Yes, Cabeza de Vaca reported when he reached Mexico City, there could be valuable metals.
1
Yes, perhaps copper…gold…silver…in the unknown lands to the north where he wandered. And, yes, he’d heard of cities there, too—cities built of stone, many stories high.

It was all the news of Mexico City in the summer of 1536, this arrival of Cabeza de Vaca’s, and the rumors he brought of gold and cities to the north. He had long ago been given up for dead. But in April of that year a column of mounted Spanish soldiers headed out from the northernmost villages of Mexico to capture Indians to work as slaves on the Spanish plantations. One day the slaving party—having taken few captives because the Indians had fled and hidden—came upon a stranger whose bizarre appearance and words left them literally speechless. He stood before them nearly naked and barefoot, dressed in a few tanned hides and holding a gourd rattle. He addressed them in formal Andalusian Spanish.

He’d been shipwrecked eight years ago, he told the soldiers in the slaving party. He and three others were the only survivors of the great Narváez expedition of three hundred men sent out nine years earlier from Spain by the king himself to claim mainland Florida for the crown. While anchored off the Florida coast, a hurricane had blown away their ships, leaving only bits of planking in the treetops. They didn’t give up. They carried on inland, on horses, following rumors of gold. It was said by the Indians to lie to the west—always to the west, they were told. So they kept west. They fought Indians, and they befriended Indians. They
ran out of food and stole from Indians. Many men died from illness. Still they kept west, following the curve of the unknown coast. They were stopped by a great swampy delta choked with fallen logs. Starving, they killed their horses, devoured the flesh, and fashioned boats from the stretched horsehides. Still westward they traveled, now by horsehide boat, along the curving coast. After many leagues’ sailing, strong currents and powerful storms caught them, sweeping Governor Narváez’s boat out to sea, never to be seen again. Another boat overturned. Many died in the water. Others crawled through the surf to shore, naked, in November. Friendly Indians found them, built fires to warm them, and fed them. Still, many died of sickness.

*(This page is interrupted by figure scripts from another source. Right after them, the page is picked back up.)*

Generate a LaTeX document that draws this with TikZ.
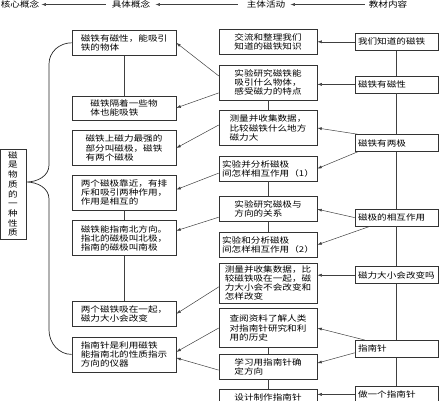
\documentclass[tikz,border=0pt]{standalone}
\usepackage{fontspec}
\setmainfont[FakeStretch=1.2]{Noto Sans CJK SC}
\usetikzlibrary{positioning,arrows.meta}

\begin{document}
\begin{tikzpicture}[
    x=1pt, y=-1pt,
    font=\fontsize{8}{9.2}\selectfont,
    node distance=10pt,
    box/.style={draw=black!80, line width=0.6pt, fill=white, align=left, inner xsep=2pt, inner ysep=2pt,
                execute at begin node={\lineskiplimit=-20pt\relax}},
    concept/.style={box, minimum width=104pt},
    activity/.style={box, minimum width=98pt},
    content/.style={box, minimum width=83pt, minimum height=17pt, text width=77pt, inner xsep=3pt},
    core/.style={box, align=center, minimum width=26pt, minimum height=90pt, inner sep=1pt, font=\fontsize{8}{9.7}\selectfont},
    header/.style={inner sep=1pt},
    arr/.style={-{Latex[length=4.5pt,width=3pt]}, black!75, line width=0.5pt},
    link/.style={black!75, line width=0.5pt},
    brace/.style={black!85, line width=0.7pt}
]
\useasboundingbox (0,0) rectangle (443,400);

% header
\node[header] (h1) at (20,4.5) {核心概念};
\node[header] (h2) at (131,4.5) {具体概念};
\node[header] (h3) at (266,4.5) {主体活动};
\node[header] (h4) at (388,4.5) {教材内容};

% core concept
\node[core] (lc) at (13,194) {磁\\是\\物\\质\\的\\一\\种\\性\\质};
\coordinate (tip) at ([yshift=12pt]lc.east);

% concrete concepts
\node[concept, minimum height=25pt, anchor=north] (c1) at (124,30) {磁铁有磁性，能吸引\\铁的物体};
\node[concept, minimum height=24pt, below=40pt of c1] (c2) {磁铁隔着一些物\\体也能吸铁};
\node[concept, minimum height=35pt, below=10pt of c2] (c3) {磁铁上磁力最强的\\部分叫磁极，磁铁\\有两个磁极};
\node[concept, minimum height=35pt, below=9pt of c3] (c4) {两个磁极靠近，有排\\斥和吸引两种作用，\\作用是相互的};
\node[concept, minimum height=35pt, below=10pt of c4] (c5) {磁铁能指南北方向。\\指北的磁极叫北极，\\指南的磁极叫南极};
\node[concept, minimum height=25pt, below=45pt of c5] (c6) {两个磁铁吸在一起，\\磁力大小会改变};
\node[concept, minimum height=35pt, below=10pt of c6] (c7) {指南针是利用磁铁\\能指南北的性质指示\\方向的仪器};

% activities
\node[activity, minimum height=25pt, anchor=north] (m1) at (268,29) {交流和整理我们\\知道的磁铁知识};
\node[activity, minimum height=35pt, below=of m1] (m2) {实验研究磁铁能\\吸引什么物体，\\感受磁力的特点};
\node[activity, minimum height=35pt, below=of m2] (m3) {测量并收集数据，\\比较磁铁什么地方\\磁力大};
\node[activity, minimum height=25pt, below=of m3] (m4) {实验并分析磁极\\间怎样相互作用（1）};
\node[activity, minimum height=25pt, below=15pt of m4] (m5) {实验研究磁极与\\方向的关系};
\node[activity, minimum height=25pt, below=of m5] (m6) {实验和分析磁极\\间怎样相互作用（2）};
\node[activity, minimum height=40pt, inner ysep=1pt, font=\fontsize{8}{8.9}\selectfont, below=5pt of m6] (m7) {测量并收集数据，比\\较磁铁吸在一起，磁\\力大小会不会改变和\\怎样改变};
\node[activity, minimum height=39pt, below=5pt of m7] (m8) {查阅资料了解人类\\对指南针研究和利\\用的历史};
\node[activity, minimum height=25pt, below=6pt of m8] (m9) {学习用指南针确\\定方向};
\node[activity, minimum height=15pt, inner ysep=0.5pt, below=of m9] (m10) {设计制作指南针};

% textbook contents
\node[content, anchor=north] (r1) at (396.5,33) {我们知道的磁铁};
\node[content, below=25pt of r1] (r2) {磁铁有磁性};
\node[content, below=41pt of r2] (r3) {磁铁有两极};
\node[content, below=57pt of r3] (r4) {磁极的相互作用};
\node[content, below=40pt of r4] (r5) {磁力大小会改变吗};
\node[content, below=56pt of r5] (r6) {指南针};
\node[content, below=28pt of r6] (r7) {做一个指南针};

% header arrows
\draw[arr, shorten <=5pt, shorten >=1pt] (h2) -- (h1);
\draw[arr, shorten <=8pt, shorten >=4pt] (h3) -- (h2);
\draw[arr, shorten <=3pt, shorten >=4pt] (h4) -- (h3);

% brace
\draw[brace] (c1.west) to[out=180,in=90] (49,64) -- (49,165) to[out=-90,in=0] (tip)
  to[out=0,in=90] (49,199) -- (49,330) to[out=-90,in=180] (c7.west);

% vertical links
\foreach \a/\b in {c1/c2, c4/c5, c5/c6, m2/m3, m4/m5, m5/m6, m8/m9, m9/m10,
                   r1/r2, r2/r3, r3/r4, r4/r5, r5/r6, r6/r7}
  \draw[link] (\a) -- (\b);

% activities to concepts
\draw[arr] ([yshift=6.5pt]m2.west) -- (c1.east);
\draw[arr] ([yshift=-10.5pt]m2.west) -- (c2.east);
\draw[arr] ([yshift=3pt]m3.west) -- (c3.east);
\draw[arr] ([yshift=-4.5pt]m4.west) -- ([yshift=3pt]c4.east);
\draw[arr] ([yshift=-8pt]m5.west) -- ([yshift=7.5pt]c5.east);
\draw[arr] ([yshift=-4pt]m7.west) -- (c6.east);
\draw[arr] (m8.west) -- ([yshift=2.5pt]c7.east);
\draw[arr] ([yshift=-3.5pt]m9.west) -- ([yshift=-3.5pt]c7.east);

% contents to activities
\draw[arr] (r1.west) -- (r1.west -| m1.east);
\draw[arr] (r2.west) -- (r2.west -| m2.east);
\draw[arr] ([xshift=3pt]r3.north west) -- (m3.east);
\draw[arr] ([xshift=3pt]r3.south west) -- (m4.east);
\draw[arr] (r4.west) -- (m5.east);
\draw[arr] ([xshift=15pt]r4.south west) -- (m6.east);
\draw[arr] (r5.west) -- (r5.west -| m7.east);
\draw[arr] ([xshift=10pt]r6.north west) -- (m8.east);
\draw[arr] ([yshift=-4pt]r6.west) -- ([yshift=3.5pt]m9.east);
\draw[arr] (r7.west) -- (r7.west -| m10.east);
\end{tikzpicture}
\end{document}
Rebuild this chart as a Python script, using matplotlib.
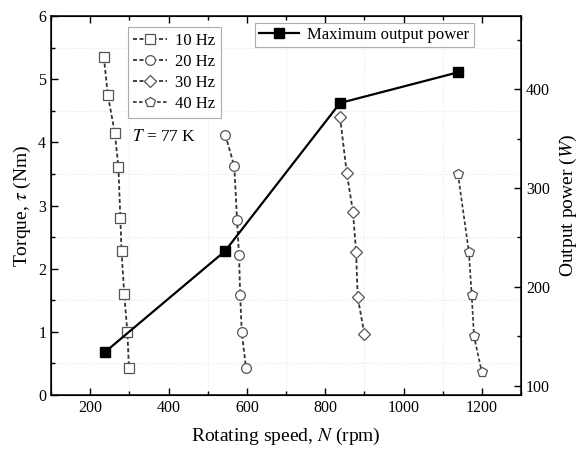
import matplotlib
matplotlib.use("Agg")
import matplotlib.pyplot as plt
from matplotlib.ticker import MultipleLocator

plt.rcParams['font.family'] = ['Liberation Serif', 'DejaVu Serif']
plt.rcParams['mathtext.fontset'] = 'stix'

# torque vs speed at four drive frequencies
speed_10hz = [235, 245, 263, 272, 277, 280, 287, 295, 299]
torque_10hz = [5.35, 4.75, 4.15, 3.61, 2.81, 2.28, 1.60, 0.99, 0.42]
speed_20hz = [545, 568, 575, 580, 583, 587, 598]
torque_20hz = [4.12, 3.62, 2.77, 2.22, 1.58, 1.00, 0.42]
speed_30hz = [838, 855, 871, 879, 883, 900]
torque_30hz = [4.40, 3.52, 2.90, 2.26, 1.55, 0.97]
speed_40hz = [1139, 1167, 1174, 1180, 1200]
torque_40hz = [3.50, 2.26, 1.59, 0.93, 0.36]

# maximum output power (right axis)
speed_pmax = [238, 544, 838, 1139]
power_pmax = [134, 236, 386, 417]

fig = plt.figure(figsize=(5.85, 4.5), dpi=100)
ax = fig.add_axes([0.0872, 0.1222, 0.8034, 0.8422])
ax2 = ax.twinx()

dash = (0, (2.2, 1.4))
series = [
	(speed_10hz, torque_10hz, 's', '10 Hz', 6.5, 1.3),
	(speed_20hz, torque_20hz, 'o', '20 Hz', 7, 1.3),
	(speed_30hz, torque_30hz, 'D', '30 Hz', 6, 1.3),
	(speed_40hz, torque_40hz, 'p', '40 Hz', 7.5, 1.2),
]
for xs, ys, mk, lab, ms, lw in series:
	ax.plot(xs, ys, linestyle=dash, color='#333333', linewidth=lw,
		marker=mk, markersize=ms, markerfacecolor='white',
		markeredgecolor='#555555', markeredgewidth=0.9, label=lab)

ax2.plot(speed_pmax, power_pmax, color='black', linewidth=1.6,
	marker='s', markersize=6.5, markerfacecolor='black',
	markeredgecolor='black', label='Maximum output power')

ax.set_xlim(100, 1300)
ax.set_ylim(0, 6)
ax2.set_ylim(90.5, 474)

ax.xaxis.set_major_locator(MultipleLocator(200))
ax.xaxis.set_minor_locator(MultipleLocator(100))
ax.yaxis.set_major_locator(MultipleLocator(1))
ax.yaxis.set_minor_locator(MultipleLocator(0.5))
ax2.yaxis.set_major_locator(MultipleLocator(100))
ax2.yaxis.set_minor_locator(MultipleLocator(50))

ax.tick_params(which='both', direction='in', top=True, labelsize=11.5)
ax.tick_params(which='major', length=5, width=1)
ax.tick_params(which='minor', length=3, width=1)
ax2.tick_params(which='both', direction='in', labelsize=11.5)
ax2.tick_params(which='major', length=5, width=1)
ax2.tick_params(which='minor', length=3, width=1)
for sp in ax.spines.values():
	sp.set_linewidth(1.1)

ax.grid(True, which='minor', color='0.9', linestyle=':', linewidth=0.8)

ax.set_xlabel('Rotating speed, $\\mathit{N}$ (rpm)', fontsize=14, labelpad=7)
ax.set_ylabel('Torque, $\\mathit{\\tau}$ (Nm)', fontsize=14, labelpad=4)
ax2.set_ylabel('Output power ($\\mathit{W}$)', fontsize=14, labelpad=6)

ax.text(0.172, 0.681, '$\\mathit{T}$ = 77 K', transform=ax.transAxes,
	fontsize=12.5, va='center', ha='left')

leg1 = ax.legend(loc='upper left', bbox_to_anchor=(0.163, 0.971),
	fontsize=12, frameon=True, fancybox=False, edgecolor='0.6',
	handlelength=2.0, borderpad=0.35, labelspacing=0.3, handletextpad=0.5,
	borderaxespad=0)
leg1.get_frame().set_linewidth(0.8)
leg2 = ax2.legend(loc='upper left', bbox_to_anchor=(0.434, 0.982),
	fontsize=12, frameon=True, fancybox=False, edgecolor='0.6',
	handlelength=2.4, borderpad=0.25, handletextpad=0.5, borderaxespad=0)
leg2.get_frame().set_linewidth(0.8)

fig.savefig('out.png', dpi=100)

Finally only the four of them remained, three Spaniards and the black Moorish slave. They were separated but got back together, living with the Indians. The Indians asked the strangers to cure their sicknesses. They obliged, using their crosses and their breath, and the sacred Indian rattles and amulets. They became medicine men and traders. The slave, the Moor, Esteben, was a prized medicine man. He could communicate fluently with the Indians by signs, and in their many tongues. For these eight years they lived among the Indians. Gradually, they worked their way west, toward the great ocean that lay there, and toward Mexico—Nueva España—where they knew they’d find the Spanish and Mexico City itself.

So there he stood before the mounted Spaniards of the slaving party, dressed in his tanned skins, mostly naked in their eyes, without sword or armor or lance, nothing whatsoever to reveal his rank, other than the sacred medicine rattle, surrounded by ten Indian companions, and led by the Moorish slave, addressing them formally in Spanish—Alvar Nuñez Cabeza de Vaca, born in Jeréz, Spain, and serving as treasurer of the great expedition that came to so much ruin.

The soldiers stared, dumbfounded.

Could he be taken to their chief? asked Cabeza de Vaca
2
of the soldiers.

They were led half a league to the camp of the captain, who was both desperate for food and desperate to capture some Indian slaves to show something for his mission. The Indian friends of Cabeza de Vaca, out of their own generosity, brought clay pots containing maize to the hungry Spaniards. But after receiving the gifts the Spanish captain wanted to take his friends as slaves. Cabeza de Vaca argued bitterly against it.